Members of the executive committee of the national law firm Kirkland & Ellis donated more than $12 million to historically Black institutions and advocacy organizations this month, a transformative gift both in number and impact.
Dillard University, Morgan State University’s Robert M. Bell Center for Civil Rights in Education, and the National Association for Equal Opportunity in Higher Education (NAFEO) were among the high-profile beneficiaries of the donation. Funds for the gift were a portion of the legal fees the firm collected in a landmark lawsuit on behalf of students and alumni of Maryland for HBCUs.
They sued the state for discriminatory program duplication and associated resource disparities. Finally, after many years, they forced a settlement engineered by state lawmakers with the schools totaling more than $577 million in additional appropriations over ten years.
The Kirkland & Ellis gift shows several important things about the value and future of HBCUs. First, black colleges are essential in cementing political and cultural frameworks benefiting Black and other minority groups. For all of the credit HBCU students earn for their roles as creators of the American Civil Rights Movement, several landmark cases in higher education have revolved around HBCUs’ and their example of the failings and promise of racial equity.
The Maryland HBCU lawsuit extends cases like Ayers v. Fordice, Knight v. Alabama, the University of Tennessee-Nashville merger into Tennessee State University, and consent decrees across the south in states like Louisiana, Florida, and North Carolina.
This lineage is important to highlight because, for the first time in modern HBCU history, the institutions are developing infrastructure to prevent discriminatory funding and policymaking, rather than solely relying on court intervention once significant damage has been done to them. Funded scholarships will support the training of civil rights and social justice lawyers graduating from HBCUs. Resources will also allow Black colleges to convene national discussions on racial equity and policymaking.
Faculty at Dillard and Morgan will have seed funding and institutional support for teaching these topics at HBCUs — work that their centers have long been doing but haven’t had the money to bring to national scale and impact.

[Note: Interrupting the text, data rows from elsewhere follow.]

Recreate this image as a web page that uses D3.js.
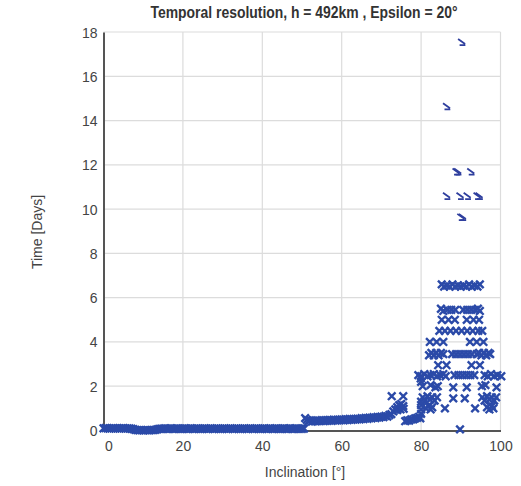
<!DOCTYPE html>
<html><head><meta charset="utf-8">
<script src="https://cdn.jsdelivr.net/npm/d3@7/dist/d3.min.js"></script>
<style>
body{margin:0;background:#fff}
text{font-family:"Liberation Sans",Arial,sans-serif}
</style></head>
<body><svg id="chart" width="521" height="486"></svg>
<script>
const chartTitle = "Temporal resolution, h = 492km , Epsilon = 20°";
const xLabel = "Inclination [°]";
const yLabel = "Time [Days]";
const xTicks = [0, 20, 40, 60, 80, 100];
const yTicks = [0, 2, 4, 6, 8, 10, 12, 14, 16, 18];

// [inclination, days]
const lowBand = [
 [0,0.10],[0.5,0.11],[1,0.10],[1.5,0.09],[2,0.10],[2.5,0.11],[3,0.10],[3.5,0.10],[4,0.09],[4.5,0.10],
 [5,0.11],[5.5,0.10],[6,0.10],[6.5,0.09],[7,0.08],[7.5,0.06],[8,0.03],[8.5,0.02],[9,0.01],[9.5,0.02],
 [10,0.01],[10.5,0.02],[11,0.02],[11.5,0.01],[12,0.02],[12.5,0.02],[13,0.03],[13.5,0.05],[14,0.07],[14.5,0.08],
 [15,0.08],[15.5,0.09],[16,0.08],[16.5,0.08],[17,0.09],[17.5,0.08],[18,0.08],[18.5,0.09],[19,0.08],[19.5,0.08],
 [20,0.08],[20.5,0.09],[21,0.08],[21.5,0.08],[22,0.09],[22.5,0.08],[23,0.08],[23.5,0.09],[24,0.08],[24.5,0.08],
 [25,0.08],[25.5,0.09],[26,0.08],[26.5,0.08],[27,0.09],[27.5,0.08],[28,0.08],[28.5,0.09],[29,0.08],[29.5,0.08],
 [30,0.08],[30.5,0.09],[31,0.08],[31.5,0.08],[32,0.09],[32.5,0.08],[33,0.08],[33.5,0.09],[34,0.08],[34.5,0.08],
 [35,0.08],[35.5,0.09],[36,0.08],[36.5,0.08],[37,0.09],[37.5,0.08],[38,0.08],[38.5,0.09],[39,0.08],[39.5,0.08],
 [40,0.08],[40.5,0.09],[41,0.08],[41.5,0.08],[42,0.09],[42.5,0.08],[43,0.08],[43.5,0.09],[44,0.08],[44.5,0.08],
 [45,0.08],[45.5,0.09],[46,0.08],[46.5,0.08],[47,0.09],[47.5,0.08],[48,0.08],[48.5,0.09],[49,0.08],[49.5,0.08],
 [50,0.08],[50.5,0.09]
];
const midBand = [
 [50.8,0.56],[51.2,0.48],[51.6,0.42],[52,0.46],[52.5,0.40],[53,0.45],[53.5,0.41],[54,0.46],[54.5,0.42],[55,0.47],
 [55.5,0.43],[56,0.47],[56.5,0.44],[57,0.48],[57.5,0.44],[58,0.49],[58.5,0.45],[59,0.49],[59.5,0.46],[60,0.50],
 [60.5,0.46],[61,0.51],[61.5,0.47],[62,0.52],[62.5,0.48],[63,0.52],[63.5,0.49],[64,0.53],[64.5,0.50],[65,0.56],
 [65.5,0.52],[66,0.57],[66.5,0.53],[67,0.58],[67.5,0.55],[68,0.60],[68.5,0.56],[69,0.61],[69.5,0.58],[70,0.63],
 [70.5,0.60],[71,0.66],[71.5,0.63],[72,0.70],[72.5,0.74],[73,0.86],[73.5,0.95],[74,1.05],[74.5,1.14],[75,1.20],
 [75.5,1.10],[74,0.92],[74.8,0.95],[75.6,0.98],
 [76,0.42],[76.5,0.46],[77,0.45],[77.5,0.50],[78,0.50],[78.5,0.55],[79,0.57],[79.5,0.62],[79.8,0.55]
];
const verticalDots = [
 [80,0.75],[80,0.95],[80,1.15],[80,1.30],[80,2.20],[79.9,2.35],[72.6,1.55],[75.5,1.55]
];
const cluster = [
 [85.2,6.60],[85.8,6.50],[86.5,6.55],[87.2,6.50],[87.9,6.60],[88.6,6.50],[89.3,6.55],[90.0,6.50],
 [90.7,6.55],[91.4,6.50],[92.1,6.60],[92.8,6.50],[93.5,6.55],[94.2,6.50],[94.8,6.60],
 [85.0,5.50],[85.6,5.40],[86.6,5.45],[87.6,5.45],[88.6,5.45],
 [90.6,5.45],[91.6,5.45],[92.6,5.45],[93.6,5.45],[94.3,5.50],[94.8,5.40],
 [85.2,5.00],[86.9,5.00],[88.5,5.00],[91.5,5.00],[93.2,5.00],[94.6,5.00],
 [84.6,4.50],[86.0,4.50],[87.4,4.50],[88.8,4.50],[90.2,4.50],[91.6,4.50],[93.0,4.50],[94.4,4.50],[95.4,4.50],
 [82.2,4.00],[83.9,4.00],[85.6,4.00],[92.3,4.00],[94.0,4.00],[95.7,4.00],
 [82.0,3.40],[82.6,3.50],[83.2,3.40],[83.8,3.50],[84.4,3.40],[85.0,3.50],[85.6,3.45],
 [87.8,3.45],[88.8,3.45],[89.8,3.45],[90.8,3.45],[91.8,3.45],[92.8,3.45],
 [94.0,3.45],[94.6,3.50],[95.2,3.40],[95.8,3.50],[96.4,3.40],[97.0,3.50],[97.4,3.45],
 [84.3,2.95],[86.4,2.95],[92.7,2.95],[94.8,2.95],
 [79.3,2.50],[80.0,2.45],[80.8,2.55],[81.6,2.45],[82.4,2.50],[83.2,2.55],[84.0,2.45],[84.8,2.50],[85.6,2.55],[86.2,2.45],
 [88.4,2.50],[89.4,2.50],[90.4,2.50],[91.4,2.50],[92.4,2.50],[93.4,2.50],
 [96.0,2.50],[96.8,2.45],[97.6,2.55],[98.4,2.45],[99.2,2.50],[100.2,2.45],
 [80.4,2.00],[82.4,2.05],[83.6,1.95],[84.2,2.00],[88.1,1.95],[91.5,1.95],[95.3,2.00],[96.2,2.05],[99.0,1.95],
 [80.4,1.50],[81.0,1.35],[81.6,1.55],[82.2,1.40],[82.8,1.50],[83.4,1.35],[84.0,1.50],
 [88.1,1.45],[91.0,1.45],
 [95.4,1.50],[96.0,1.35],[96.6,1.55],[97.2,1.40],[97.8,1.50],[98.4,1.35],[98.9,1.50],
 [81.2,1.00],[81.8,1.10],[82.4,0.95],[82.8,1.05],[86.0,1.00],[93.6,1.00],
 [96.6,1.05],[97.2,0.95],[97.8,1.10],[98.2,1.00],
 [89.8,0.05]
];
const highPoints = [
 [90.2,17.55],[86.4,14.65],[88.8,11.70],[89.2,11.70],[92.5,11.70],
 [86.4,10.60],[89.8,10.60],[91.6,10.60],[94.1,10.60],[94.6,10.60],[90.0,9.65],[90.4,9.65]
];

const m = {left: 103.5, right: 500.5, top: 32, bottom: 430.5};
const svg = d3.select("#chart");
const x = d3.scaleLinear().domain([0, 100]).range([m.left, m.right]);
const y = d3.scaleLinear().domain([0, 18]).range([m.bottom, m.top]);

// grid
const grid = svg.append("g");
grid.selectAll("line.v").data(xTicks.slice(1)).join("line")
  .attr("x1", d => x(d)).attr("x2", d => x(d)).attr("y1", m.top).attr("y2", m.bottom)
  .attr("stroke", "#dcdcdc").attr("stroke-width", 1.2);
grid.selectAll("line.h").data(yTicks.slice(1)).join("line")
  .attr("x1", m.left).attr("x2", m.right).attr("y1", d => y(d)).attr("y2", d => y(d))
  .attr("stroke", "#dcdcdc").attr("stroke-width", 1.2);

// axes
const xAxis = svg.append("g").attr("transform", `translate(0,${m.bottom})`)
  .call(d3.axisBottom(x).tickValues(xTicks).tickSize(0).tickPadding(11));
xAxis.select(".domain").attr("stroke", "#555").attr("stroke-width", 2);
xAxis.selectAll("text").attr("font-size", 14).attr("fill", "#444")
  .attr("dx", d => d === 0 ? 5 : 0);

const yAxis = svg.append("g").attr("transform", `translate(${m.left},0)`)
  .call(d3.axisLeft(y).tickValues(yTicks).tickSize(0).tickPadding(6));
yAxis.select(".domain").attr("stroke", "#555").attr("stroke-width", 2);
yAxis.selectAll("text").attr("font-size", 14).attr("fill", "#444").attr("dy", "0.36em");

// markers
const cross = "M-3.8,-3.8L3.8,3.8M-3.8,3.8L3.8,-3.8";
const color = "#2b4aa8";
const pts = lowBand.concat(midBand, verticalDots, cluster);
svg.append("g").selectAll("path").data(pts).join("path")
  .attr("d", cross)
  .attr("transform", d => `translate(${x(d[0])},${y(d[1])})`)
  .attr("fill", "none").attr("stroke", color).attr("stroke-width", 2.4);

const arrow = "M-3.5,-3L3.5,2M-2,3.2L3.8,3.2";
svg.append("g").selectAll("path").data(highPoints).join("path")
  .attr("d", arrow)
  .attr("transform", d => `translate(${x(d[0])},${y(d[1])})`)
  .attr("fill", "none").attr("stroke", "#2f3f9e").attr("stroke-width", 1.8);

// titles
svg.append("text").attr("x", 304).attr("y", 18).attr("text-anchor", "middle")
  .attr("font-size", 16).attr("font-weight", "bold").attr("fill", "#333")
  .attr("textLength", 307).attr("lengthAdjust", "spacingAndGlyphs").text(chartTitle);
svg.append("text").attr("x", 305).attr("y", 477).attr("text-anchor", "middle")
  .attr("font-size", 14).attr("fill", "#444").text(xLabel);
svg.append("text").attr("transform", "translate(42,232) rotate(-90)").attr("text-anchor", "middle")
  .attr("font-size", 14).attr("fill", "#444").text(yLabel);
</script></body></html>
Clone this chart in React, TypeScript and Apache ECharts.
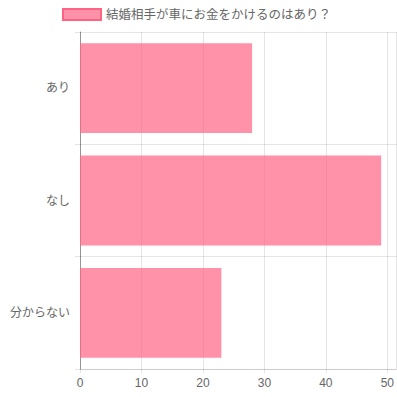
import React, { useEffect, useRef } from "react";
import * as echarts from "echarts";

const categories = ["あり", "なし", "分からない"];
const values = [28, 49, 23];
const seriesName = "結婚相手が車にお金をかけるのはあり？";
const xTicks = [0, 10, 20, 30, 40, 50];

export default function App() {
  const ref = useRef<HTMLDivElement>(null);
  useEffect(() => {
    if (!ref.current) return;
    const chart = echarts.init(ref.current, undefined, { renderer: "svg" });
    const font = "'Liberation Sans', 'Noto Sans CJK JP', sans-serif";
    chart.setOption({
      animation: false,
      textStyle: { fontFamily: font },
      legend: {
        top: 8,
        left: 62,
        padding: 0,
        itemWidth: 38,
        itemHeight: 11,
        itemGap: 6,
        data: [
          {
            name: seriesName,
            icon: "rect",
            itemStyle: { color: "rgba(255,99,132,0.7)", borderColor: "rgb(255,99,132)", borderWidth: 2 },
          },
        ],
        textStyle: { color: "#666", fontSize: 12.5, fontFamily: font },
      },
      grid: { left: 80, right: 0, top: 32, bottom: 28, containLabel: false },
      xAxis: {
        type: "value",
        min: 0,
        max: 51.5,
        interval: 10,
        axisLine: { show: true, lineStyle: { color: "rgba(0,0,0,0.1)" } },
        axisTick: { show: true, length: 4, lineStyle: { color: "rgba(0,0,0,0.1)" } },
        axisLabel: {
          color: "#666",
          fontSize: 12,
          margin: 8,
          showMaxLabel: false,
          hideOverlap: false,
          fontFamily: font,
          formatter: (v: number) => (xTicks.includes(v) ? String(v) : ""),
        },
        splitLine: { show: true, lineStyle: { color: "rgba(0,0,0,0.1)" } },
      },
      yAxis: {
        type: "category",
        inverse: true,
        data: categories,
        axisLine: { show: true, lineStyle: { color: "rgba(0,0,0,0.35)" } },
        axisTick: { show: true, length: 5, lineStyle: { color: "rgba(0,0,0,0.1)" } },
        axisLabel: { color: "#666", fontSize: 12, margin: 10, fontFamily: font },
        splitLine: { show: true, lineStyle: { color: "rgba(0,0,0,0.1)" } },
      },
      series: [
        {
          name: seriesName,
          type: "bar",
          data: values,
          barCategoryGap: "20%",
          itemStyle: { color: "rgba(255,99,132,0.7)" },
        },
      ],
    });
    return () => chart.dispose();
  }, []);
  return <div ref={ref} style={{ position: "absolute", left: 0, top: 0, width: 397, height: 397 }} />;
}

But there also is a certain magic about this gift beyond seed funding for community and institutional justice. It teaches an important lesson for antagonistic lawmakers about the danger of promoting or ignoring discriminatory practices in higher education.
According to the legislative agreement, the money awarded in this settlement cannot be used to replace or supplant regular state appropriations for Bowie State University, Coppin State University, Morgan State, and the University of Maryland Eastern Shore. So for the next decade, HBCUs will finally receive a fraction of what was denied to them for generations.
Additionally, the award of $577 million doesn’t quite represent the full financial impact of the settlement. In 2019, representatives for Maryland Governor Larry Hogan were quoted publicly in estimating that funding for new construction, hiring, and program development appropriated to the four HBCUs throughout the 15-year lawsuit totaled more than $1.5 billion in investment.
Consider the math; the state spent $1.5 billion on HBCUs to get out of a lawsuit asking for $2 billion in total, only to concede $577 million more in defeat.
The victory doesn’t represent an end, but in fact, a somber beginning. There are grumblings in places like Kentucky and Georgia, where lawmakers are challenging the industrial necessity of public HBCUs. Private HBCUs remain vulnerable to enrollment revenue shortfalls and accreditation standards, along with the growth of predominantly white institutions sharing their geographic footprints.
They may even face opposition from presidents, as was the case in Maryland with Morgan State’s president, who covertly worked against the best interest of the lawsuit and plaintiffs.
But if one law firm can turn pro bono counsel into a transformative gift advancing legal protection for Black colleges and their interests, then there is hope that HBCUs can cultivate similar partnerships and alliances across a wide range of industries into the future.